What is asked:
Repeat all of the material below exactly as written, images excluded.

--- start of Recorded data ---

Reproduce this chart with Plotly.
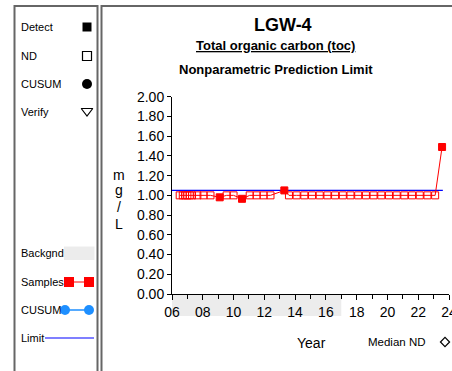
import plotly.graph_objects as go

W, H = 452, 371
def px(x): return x / W
def py(y): return 1 - y / H

# ---------------- data ----------------
nd_years = [2006.5, 2006.7, 2006.85, 2007.0, 2007.15, 2007.3, 2007.65, 2008.05, 2008.5,
            2009.55, 2010.0,
            2011.05, 2011.5, 2011.95, 2012.4,
            2013.6, 2014.1, 2014.6, 2015.1, 2015.6, 2016.1, 2016.6, 2017.1, 2017.6, 2018.1,
            2018.6, 2019.1, 2019.6, 2020.1, 2020.6, 2021.1, 2021.6, 2022.1, 2022.6, 2023.1]
nd_values = [1.0] * len(nd_years)
detect_years = [2009.1, 2010.55, 2013.3, 2023.55]
detect_values = [0.98, 0.965, 1.05, 1.49]
limit_years = [2006.0, 2023.6]
limit_values = [1.05, 1.05]
median_nd_year = [2024.05]
median_nd_value = [1.0]
background_years = [2006.0, 2017.0]
x_tickvals = [2006, 2008, 2010, 2012, 2014, 2016, 2018, 2020, 2022, 2024]
x_ticktext = ["06", "08", "10", "12", "14", "16", "18", "20", "22", "24"]

samples = sorted([(x, v, "square-open") for x, v in zip(nd_years, nd_values)] +
                 [(x, v, "square") for x, v in zip(detect_years, detect_values)])
s_x = [s[0] for s in samples]
s_y = [s[1] for s in samples]
s_sym = [s[2] for s in samples]

FONT = "Arial, Liberation Sans, sans-serif"
RED = "#ff0000"
BLUE = "#0000ff"
CBLUE = "#1e8fff"

fig = go.Figure()

# limit line
fig.add_trace(go.Scatter(x=limit_years, y=limit_values, mode="lines",
                         line=dict(color=BLUE, width=1.2), hoverinfo="skip"))
# samples
fig.add_trace(go.Scatter(x=s_x, y=s_y, mode="lines+markers",
                         line=dict(color=RED, width=1),
                         marker=dict(symbol=s_sym, size=7, color=RED,
                                     line=dict(color=RED, width=1)),
                         cliponaxis=False))
# median ND
fig.add_trace(go.Scatter(x=median_nd_year, y=median_nd_value, mode="markers",
                         marker=dict(symbol="diamond-open", size=7, color=RED,
                                     line=dict(color=RED, width=1)),
                         cliponaxis=False))

# ---------- overlay (pixel coordinates) for legend symbols ----------
def ov(x, y, **kw):
    fig.add_trace(go.Scatter(x=x, y=y, xaxis="x2", yaxis="y2", cliponaxis=False,
                             hoverinfo="skip", **kw))

ov([87], [27], mode="markers", marker=dict(symbol="square", size=9, color="black"))
ov([87], [56], mode="markers", marker=dict(symbol="square-open", size=9, color="black",
                                           line=dict(width=1.2, color="black")))
ov([87], [84], mode="markers", marker=dict(symbol="circle", size=10, color="black"))
ov([87], [111], mode="markers", marker=dict(symbol="triangle-down-open", size=10, color="black",
                                            line=dict(width=1.2, color="black")))
ov([69, 89], [282, 282], mode="lines+markers", line=dict(color=RED, width=1),
   marker=dict(symbol="square", size=10, color=RED))
ov([65, 89], [310, 310], mode="lines+markers", line=dict(color=CBLUE, width=1.5),
   marker=dict(symbol="circle", size=10, color=CBLUE))
ov([45, 94], [338, 338], mode="lines", line=dict(color=BLUE, width=1.2))
ov([445], [342], mode="markers", marker=dict(symbol="diamond-open", size=7, color="black",
                                             line=dict(width=1.2, color="black")))

shapes = [
    # panels
    dict(type="rect", xref="paper", yref="paper", x0=px(14.5), x1=px(97.5),
         y0=py(380), y1=py(6), line=dict(color="#666666", width=2), layer="below"),
    dict(type="rect", xref="paper", yref="paper", x0=px(101.5), x1=px(470),
         y0=py(380), y1=py(6), line=dict(color="#666666", width=2), layer="below"),
    # background legend swatch
    dict(type="rect", xref="paper", yref="paper", x0=px(64), x1=px(94.5),
         y0=py(260), y1=py(246.5), fillcolor="#ececec", line=dict(width=0), layer="below"),
    # background period band under the axis
    dict(type="rect", xref="x", yref="paper", x0=background_years[0], x1=background_years[1],
         y0=py(316), y1=py(295), fillcolor="#ececec", line=dict(width=0), layer="below"),
]

def ann(text, x, y, size, bold=False, xanchor="center"):
    if bold:
        text = "<b>" + text + "</b>"
    return dict(text=text, x=px(x), y=py(y), xref="paper", yref="paper",
                xanchor=xanchor, yanchor="middle", showarrow=False,
                font=dict(family=FONT, size=size, color="black"))

annotations = [
    ann("LGW-4", 283, 25, 18, bold=True),
    ann("<u>Total organic carbon (toc)</u>", 275.5, 46, 13, bold=True),
    ann("Nonparametric Prediction Limit", 275.5, 69, 13, bold=True),
    ann("m", 119, 175, 14), ann("g", 119, 190, 14), ann("/", 119, 207, 14), ann("L", 119, 224, 14),
    ann("Year", 311, 343, 14),
    ann("Median ND", 366, 342, 11.5, xanchor="left"),
    ann("Detect", 19, 27, 11, xanchor="left"),
    ann("ND", 19, 56, 11, xanchor="left"),
    ann("CUSUM", 19, 84, 11, xanchor="left"),
    ann("Verify", 19, 112, 11, xanchor="left"),
    ann("Backgnd", 19, 253, 11, xanchor="left"),
    ann("Samples", 19, 282, 11, xanchor="left"),
    ann("CUSUM", 19, 310, 11, xanchor="left"),
    ann("Limit", 19, 338, 11, xanchor="left"),
]

fig.update_layout(
    width=W, height=H, margin=dict(l=0, r=0, t=0, b=0, pad=0), autosize=False,
    paper_bgcolor="white", plot_bgcolor="rgba(0,0,0,0)", showlegend=False,
    font=dict(family=FONT, color="black"),
    shapes=shapes, annotations=annotations,
    xaxis=dict(domain=[px(172), px(449)], range=[2006, 2024], automargin=False,
               tickvals=x_tickvals, ticktext=x_ticktext, ticklabeloverflow="allow",
               ticks="outside", ticklen=5, tickcolor="black", tickwidth=1,
               minor=dict(dtick=1, tick0=2006, ticks="outside", ticklen=4, tickcolor="black"),
               showline=True, linecolor="black", linewidth=1,
               showgrid=False, zeroline=False,
               tickfont=dict(family=FONT, size=14, color="black")),
    yaxis=dict(domain=[py(294), py(96.7)], range=[0, 2], dtick=0.2, tick0=0, automargin=False,
               tickformat=".2f", ticks="outside", ticklen=4, tickcolor="black",
               ticklabeloverflow="allow",
               showline=True, linecolor="black", linewidth=1,
               showgrid=False, zeroline=False,
               tickfont=dict(family=FONT, size=14, color="black")),
    xaxis2=dict(domain=[0, 1], range=[0, W], visible=False, anchor="y2", automargin=False),
    yaxis2=dict(domain=[0, 1], range=[H, 0], visible=False, anchor="x2", automargin=False),
)

post = ("document.documentElement.style.margin='0';document.body.style.margin='0';"
        "document.body.style.padding='0';document.body.style.overflow='hidden';")
fig.write_html("out.html", config={"displayModeBar": False}, post_script=post)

--- end of Recorded data ---

Task answer:
Reproduce this chart with Plotly.
import plotly.graph_objects as go

W, H = 452, 371
def px(x): return x / W
def py(y): return 1 - y / H

# ---------------- data ----------------
nd_years = [2006.5, 2006.7, 2006.85, 2007.0, 2007.15, 2007.3, 2007.65, 2008.05, 2008.5,
            2009.55, 2010.0,
            2011.05, 2011.5, 2011.95, 2012.4,
            2013.6, 2014.1, 2014.6, 2015.1, 2015.6, 2016.1, 2016.6, 2017.1, 2017.6, 2018.1,
            2018.6, 2019.1, 2019.6, 2020.1, 2020.6, 2021.1, 2021.6, 2022.1, 2022.6, 2023.1]
nd_values = [1.0] * len(nd_years)
detect_years = [2009.1, 2010.55, 2013.3, 2023.55]
detect_values = [0.98, 0.965, 1.05, 1.49]
limit_years = [2006.0, 2023.6]
limit_values = [1.05, 1.05]
median_nd_year = [2024.05]
median_nd_value = [1.0]
background_years = [2006.0, 2017.0]
x_tickvals = [2006, 2008, 2010, 2012, 2014, 2016, 2018, 2020, 2022, 2024]
x_ticktext = ["06", "08", "10", "12", "14", "16", "18", "20", "22", "24"]

samples = sorted([(x, v, "square-open") for x, v in zip(nd_years, nd_values)] +
                 [(x, v, "square") for x, v in zip(detect_years, detect_values)])
s_x = [s[0] for s in samples]
s_y = [s[1] for s in samples]
s_sym = [s[2] for s in samples]

FONT = "Arial, Liberation Sans, sans-serif"
RED = "#ff0000"
BLUE = "#0000ff"
CBLUE = "#1e8fff"

fig = go.Figure()

# limit line
fig.add_trace(go.Scatter(x=limit_years, y=limit_values, mode="lines",
                         line=dict(color=BLUE, width=1.2), hoverinfo="skip"))
# samples
fig.add_trace(go.Scatter(x=s_x, y=s_y, mode="lines+markers",
                         line=dict(color=RED, width=1),
                         marker=dict(symbol=s_sym, size=7, color=RED,
                                     line=dict(color=RED, width=1)),
                         cliponaxis=False))
# median ND
fig.add_trace(go.Scatter(x=median_nd_year, y=median_nd_value, mode="markers",
                         marker=dict(symbol="diamond-open", size=7, color=RED,
                                     line=dict(color=RED, width=1)),
                         cliponaxis=False))

# ---------- overlay (pixel coordinates) for legend symbols ----------
def ov(x, y, **kw):
    fig.add_trace(go.Scatter(x=x, y=y, xaxis="x2", yaxis="y2", cliponaxis=False,
                             hoverinfo="skip", **kw))

ov([87], [27], mode="markers", marker=dict(symbol="square", size=9, color="black"))
ov([87], [56], mode="markers", marker=dict(symbol="square-open", size=9, color="black",
                                           line=dict(width=1.2, color="black")))
ov([87], [84], mode="markers", marker=dict(symbol="circle", size=10, color="black"))
ov([87], [111], mode="markers", marker=dict(symbol="triangle-down-open", size=10, color="black",
                                            line=dict(width=1.2, color="black")))
ov([69, 89], [282, 282], mode="lines+markers", line=dict(color=RED, width=1),
   marker=dict(symbol="square", size=10, color=RED))
ov([65, 89], [310, 310], mode="lines+markers", line=dict(color=CBLUE, width=1.5),
   marker=dict(symbol="circle", size=10, color=CBLUE))
ov([45, 94], [338, 338], mode="lines", line=dict(color=BLUE, width=1.2))
ov([445], [342], mode="markers", marker=dict(symbol="diamond-open", size=7, color="black",
                                             line=dict(width=1.2, color="black")))

shapes = [
    # panels
    dict(type="rect", xref="paper", yref="paper", x0=px(14.5), x1=px(97.5),
         y0=py(380), y1=py(6), line=dict(color="#666666", width=2), layer="below"),
    dict(type="rect", xref="paper", yref="paper", x0=px(101.5), x1=px(470),
         y0=py(380), y1=py(6), line=dict(color="#666666", width=2), layer="below"),
    # background legend swatch
    dict(type="rect", xref="paper", yref="paper", x0=px(64), x1=px(94.5),
         y0=py(260), y1=py(246.5), fillcolor="#ececec", line=dict(width=0), layer="below"),
    # background period band under the axis
    dict(type="rect", xref="x", yref="paper", x0=background_years[0], x1=background_years[1],
         y0=py(316), y1=py(295), fillcolor="#ececec", line=dict(width=0), layer="below"),
]

def ann(text, x, y, size, bold=False, xanchor="center"):
    if bold:
        text = "<b>" + text + "</b>"
    return dict(text=text, x=px(x), y=py(y), xref="paper", yref="paper",
                xanchor=xanchor, yanchor="middle", showarrow=False,
                font=dict(family=FONT, size=size, color="black"))

annotations = [
    ann("LGW-4", 283, 25, 18, bold=True),
    ann("<u>Total organic carbon (toc)</u>", 275.5, 46, 13, bold=True),
    ann("Nonparametric Prediction Limit", 275.5, 69, 13, bold=True),
    ann("m", 119, 175, 14), ann("g", 119, 190, 14), ann("/", 119, 207, 14), ann("L", 119, 224, 14),
    ann("Year", 311, 343, 14),
    ann("Median ND", 366, 342, 11.5, xanchor="left"),
    ann("Detect", 19, 27, 11, xanchor="left"),
    ann("ND", 19, 56, 11, xanchor="left"),
    ann("CUSUM", 19, 84, 11, xanchor="left"),
    ann("Verify", 19, 112, 11, xanchor="left"),
    ann("Backgnd", 19, 253, 11, xanchor="left"),
    ann("Samples", 19, 282, 11, xanchor="left"),
    ann("CUSUM", 19, 310, 11, xanchor="left"),
    ann("Limit", 19, 338, 11, xanchor="left"),
]

fig.update_layout(
    width=W, height=H, margin=dict(l=0, r=0, t=0, b=0, pad=0), autosize=False,
    paper_bgcolor="white", plot_bgcolor="rgba(0,0,0,0)", showlegend=False,
    font=dict(family=FONT, color="black"),
    shapes=shapes, annotations=annotations,
    xaxis=dict(domain=[px(172), px(449)], range=[2006, 2024], automargin=False,
               tickvals=x_tickvals, ticktext=x_ticktext, ticklabeloverflow="allow",
               ticks="outside", ticklen=5, tickcolor="black", tickwidth=1,
               minor=dict(dtick=1, tick0=2006, ticks="outside", ticklen=4, tickcolor="black"),
               showline=True, linecolor="black", linewidth=1,
               showgrid=False, zeroline=False,
               tickfont=dict(family=FONT, size=14, color="black")),
    yaxis=dict(domain=[py(294), py(96.7)], range=[0, 2], dtick=0.2, tick0=0, automargin=False,
               tickformat=".2f", ticks="outside", ticklen=4, tickcolor="black",
               ticklabeloverflow="allow",
               showline=True, linecolor="black", linewidth=1,
               showgrid=False, zeroline=False,
               tickfont=dict(family=FONT, size=14, color="black")),
    xaxis2=dict(domain=[0, 1], range=[0, W], visible=False, anchor="y2", automargin=False),
    yaxis2=dict(domain=[0, 1], range=[H, 0], visible=False, anchor="x2", automargin=False),
)

post = ("document.documentElement.style.margin='0';document.body.style.margin='0';"
        "document.body.style.padding='0';document.body.style.overflow='hidden';")
fig.write_html("out.html", config={"displayModeBar": False}, post_script=post)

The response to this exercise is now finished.